Esse terceiro nível pode, no limite, levar a imensas zonas de sombras, verdadeiros bunkers no meio da vida social. Vulgarmente, tais zonas podem ser confundidas com processos alienantes, embora “alienação” seja uma palavra metafísica demais para o propósito descritivo aqui. Alguns antropólogos ou sociólogos (ou mesmo psicólogos) poderiam denominar este nível de existência como nível cultural, de classe, de grupo, de sociedade, etc. Acho, honestamente, esse um dos mais complicados níveis de existência, pois ele não tem nenhum referente fora de si mesmo que possa, de modo ad hoc, firmar sua “verdade”. É a prostituição do signo, ligada ao campo do jogo de forças e da potência entre indivíduos e/ou grupos sociais. É neste nível que são afirmadas algumas verdades prêt-à-porter, e que nos dispõem os recursos heurísticos mais banais, no sentido de vida cotidiana.

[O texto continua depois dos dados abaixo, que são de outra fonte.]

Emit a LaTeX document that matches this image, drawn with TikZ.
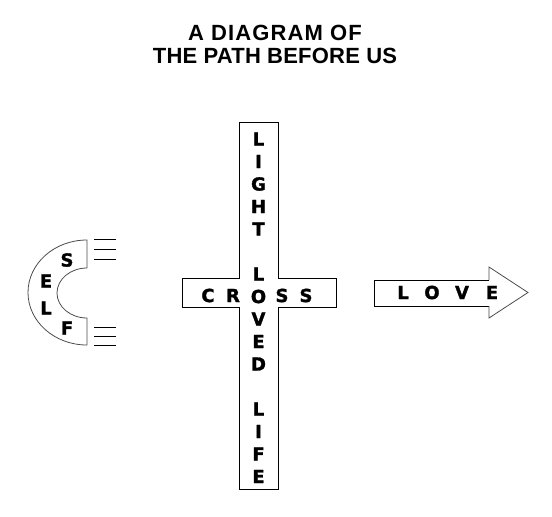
\documentclass[tikz,border=0pt]{standalone}
\usepackage{fontspec}
\setmainfont{Liberation Sans}
\newfontfamily\letterfont[BoldFont={DejaVu Sans Bold}, BoldFeatures={FakeBold=1.5}]{DejaVu Sans}
\begin{document}
\begin{tikzpicture}[x=1pt,y=-1pt,
  titletext/.style={font=\fontsize{22}{26}\selectfont\bfseries, inner sep=0pt, text height=15.8pt, text depth=0pt, anchor=center},
  glyph/.style={font=\letterfont\fontsize{18}{21}\selectfont\bfseries, inner sep=0pt, text height=13.1pt, text depth=0pt, anchor=center},
  outline/.style={draw=black, line width=0.8pt},
  grayline/.style={draw=black!70, line width=0.8pt}]
\useasboundingbox (0,0) rectangle (552,517);
\fill[white] (0,0) rectangle (552,517);
% title
\node[titletext] (t1) at (275,32.5) {\addfontfeature{LetterSpace=5}A DIAGRAM OF};
\node[titletext] (t2) at (275,56) {\addfontfeature{LetterSpace=1}THE PATH BEFORE US};
% cross
\draw[outline] (239,122) -- (278,122) -- (278,278) -- (336,278) -- (336,307) -- (278,307)
  -- (278,489) -- (239,489) -- (239,307) -- (182,307) -- (182,278) -- (239,278) -- cycle;
\foreach \ch [count=\k from 0] in {L,I,G,H,T,{},L,O,V,E,D,{},L,I,F,E}
  \node[glyph] (v\k) at (258.5,{139+22.5*\k}) {\ch};
\node[glyph] (c1) at (208,295.5) {C};
\node[glyph] (c2) at (233,295.5) {R};
\node[glyph] (c4) at (282,295.5) {S};
\node[glyph] (c5) at (306,295.5) {S};
% self shape
\draw[grayline] (87,240) arc[start angle=-90, end angle=-270, x radius=59, y radius=52.5]
  -- (87,318) arc[start angle=90, end angle=270, x radius=30, y radius=25] -- cycle;
\foreach \yy [count=\i] in {239,249,259,327,336,345}
  \draw[outline] (94,\yy) coordinate (la\i) -- (116,\yy) coordinate (lb\i);
\node[glyph] (s1) at (67,260) {S};
\node[glyph] (s2) at (46,281) {E};
\node[glyph] (s3) at (46,308) {L};
\node[glyph] (s4) at (67,328) {F};
% love arrow
\draw[outline] (489,280) -- (374,280) -- (374,306) -- (489,306);
\draw[grayline] (489,306) -- (489,318) -- (528,292.5) -- (489,267) -- (489,280);
\node[glyph] (a1) at (403,292.5) {L};
\node[glyph] (a2) at (432,292.5) {O};
\node[glyph] (a3) at (462,292.5) {V};
\node[glyph] (a4) at (492,292.5) {E};
\end{tikzpicture}
\end{document}
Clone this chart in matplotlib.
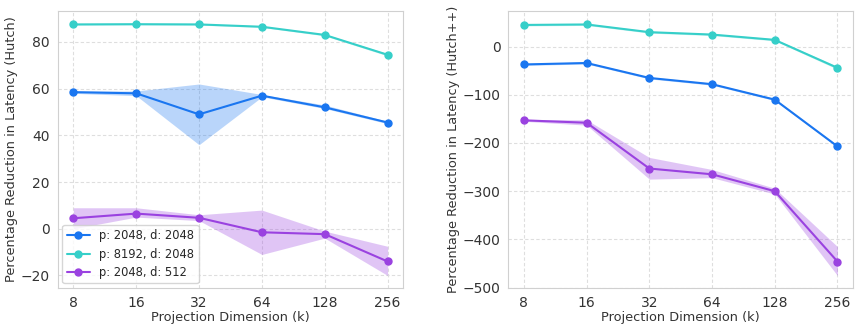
import matplotlib
matplotlib.use("Agg")
import matplotlib.pyplot as plt
import seaborn as sns
from matplotlib.ticker import FixedLocator, FixedFormatter, NullLocator

sns.set_style("whitegrid", {"grid.linestyle": (0, (3, 2)), "grid.color": "#dedede"})
plt.rcParams['font.family'] = ['DejaVu Sans']
plt.rcParams['grid.linewidth'] = 0.8

k_values = [8, 16, 32, 64, 128, 256]
k_labels = ["8", "16", "32", "64", "128", "256"]
series_names = ["p: 2048, d: 2048", "p: 8192, d: 2048", "p: 2048, d: 512"]
colors = ["#1a76f0", "#36cfc9", "#9a42e0"]

# Hutch
hutch_mean = [
    [58.5, 58.0, 49.0, 57.0, 52.0, 45.5],
    [87.5, 87.6, 87.5, 86.5, 83.0, 74.5],
    [4.5, 6.5, 4.7, -1.5, -2.3, -14.0],
]
hutch_lo = [
    [58.0, 57.0, 36.0, 56.5, 51.5, 45.0],
    [87.2, 87.3, 87.2, 86.2, 82.6, 74.0],
    [0.0, 5.0, 3.5, -11.0, -4.0, -20.0],
]
hutch_hi = [
    [59.0, 59.0, 62.0, 57.5, 53.0, 46.0],
    [87.8, 87.9, 87.8, 86.8, 83.4, 75.0],
    [9.0, 9.0, 6.0, 8.0, -1.0, -7.5],
]

# Hutch++
hpp_mean = [
    [-37, -34, -65, -78, -110, -207],
    [45, 46, 30, 25, 14, -44],
    [-153, -158, -253, -265, -300, -446],
]
hpp_lo = [
    [-39, -36, -67, -80, -112, -209],
    [43, 44, 28, 23, 12, -47],
    [-155, -163, -275, -272, -306, -475],
]
hpp_hi = [
    [-35, -32, -63, -76, -108, -205],
    [47, 48, 32, 27, 16, -41],
    [-151, -152, -230, -255, -294, -415],
]

fig = plt.figure(figsize=(8.6, 3.3), dpi=100)
ax1 = fig.add_axes([0.067, 0.127, 0.402, 0.84])
ax2 = fig.add_axes([0.591, 0.127, 0.401, 0.84])

def draw(ax, means, los, his, ylabel, legend):
    for name, c, m, lo, hi in zip(series_names, colors, means, los, his):
        ax.fill_between(k_values, lo, hi, color=c, alpha=0.3, linewidth=0)
        ax.plot(k_values, m, marker="o", color=c, label=name, markersize=5, linewidth=1.5)
    ax.set_xscale("log", base=2)
    ax.xaxis.set_major_locator(FixedLocator(k_values))
    ax.xaxis.set_major_formatter(FixedFormatter(k_labels))
    ax.xaxis.set_minor_locator(NullLocator())
    ax.tick_params(axis="both", labelsize=10, pad=2, labelcolor="#333333")
    ax.set_xlabel("Projection Dimension (k)", fontsize=9.3, labelpad=1, color="#333333")
    ax.set_ylabel(ylabel, fontsize=9.3, labelpad=2, color="#333333")
    for s in ax.spines.values():
        s.set_color("#d0d0d0")
    if legend:
        ax.legend(loc="lower left", fontsize=8.3, frameon=True, borderaxespad=0.4,
                  handlelength=2.0, labelspacing=0.45)

draw(ax1, hutch_mean, hutch_lo, hutch_hi, "Percentage Reduction in Latency (Hutch)", True)
draw(ax2, hpp_mean, hpp_lo, hpp_hi, "Percentage Reduction in Latency (Hutch++)", False)
ax2.set_yticks([0, -100, -200, -300, -400, -500])

fig.savefig("out.png", dpi=100)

Acho o terceiro nível perigoso, em suma. Mais e mais tenho achado perigoso o fato de um conjunto cada vez mais amplo de seres humanos, bípedes sem penas dotados de linguagem, constituírem uma manada, cada um sendo uma espécie de “gerador de significados” a ventilar pelo mundo, graças às redes tecnológicas. Eu mesmo, que ironia, estou fazendo isso exatamente nesse momento!